Tag-team with your partner
Take small breaks throughout the day
Don't expect instant bounce-back
Practice self-compassion after hard moments
4

Reframe the Narrative

Your RSD hears:

"You're a terrible parent and I don't love you."

Reframe it as:

"My child feels safe enough to express big feelings to me."

What to Tell Yourself

My child's behaviour is not a referendum on my worth as a parent.

Children push away from the people they feel safest with.

This feeling will pass. It always does.

I can be triggered AND still be a good parent.

My child needs my calm, not my perfection.

When You've Been Triggered

Sometimes, despite your best efforts, you'll react.

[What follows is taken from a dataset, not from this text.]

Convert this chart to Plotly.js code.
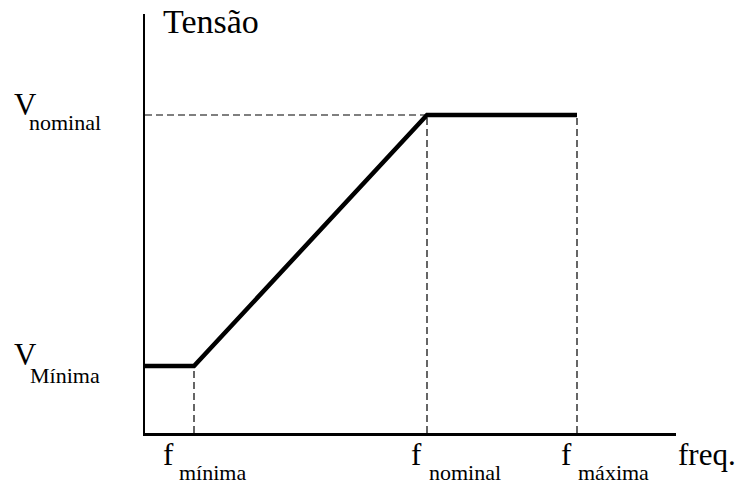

This doesn't make you a bad parent.

1

Repair

Once calm, reconnect. "I'm sorry I raised my voice. I was overwhelmed."

2

Reflect

What triggered you? What might help next time?

3

Release

Let go of the guilt. You're learning and growing.

Getting Support

Parenting with RSD is harder than parenting without it. You deserve support:

Therapist
Who understands RSD and ADHD
Partner
Who knows your triggers and can help
Support Groups
Online or in-person parent communities
Time Away
Breaks from parenting to recharge

Remember

Your RSD doesn't make you a bad parent. The fact that you're reading this - trying to understand yourself and do better - proves you care deeply. That care is what your children will remember, not the moments you struggled.